Astronomers claim to have discovered the first planet originating from outside our galaxy.
The Jupiter-like planet, they say, is part of a solar system which once belonged to a dwarf galaxy.
This dwarf galaxy was in turn devoured by our own galaxy, the Milky Way, according to a team writing in the academic journal Science.
The star, called HIP 13044, is nearing the end of its life and is 2000 light years from Earth.
The discovery was made using a telescope in Chile.
Cosmic cannibalismPlanet hunters have so far netted nearly 500 so-called "exoplanets" outside our Solar System using various astronomical techniques.
But all of those so far discovered, say the researchers, are indigenous to our own galaxy, the Milky Way.
This find is different, they say, because the planet circles a sun which belongs to a group of stars called the "Helmi stream" which are known to have once belonged to a separate dwarf galaxy.

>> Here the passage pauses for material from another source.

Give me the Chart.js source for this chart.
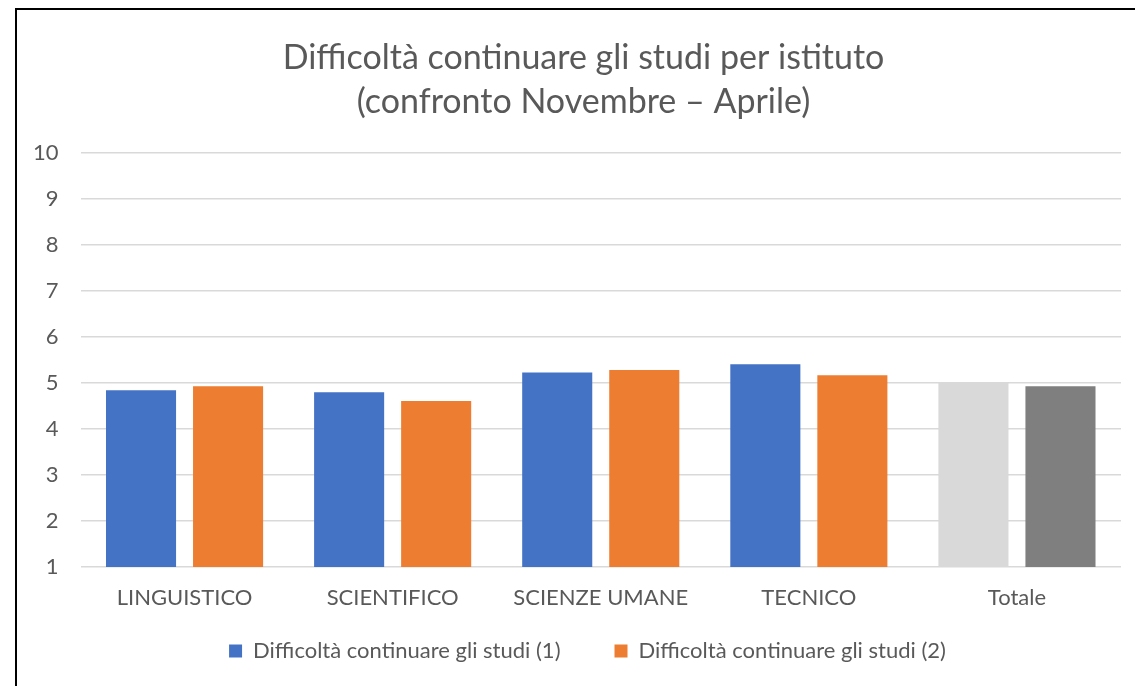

This galaxy was gobbled up by the Milky Way between six and nine billion years ago in an act of intergalactic cannibalism.
The new planet is thought to have a minimum mass 1.25 times that of Jupiter and circles in close proximity to its parent star, with an orbit lasting just 16.2 days.
It sits in the southern constellation of Fornax.
The planet would have been formed in the early era of its solar system, before the world was incorporated into our own galaxy, say the researchers.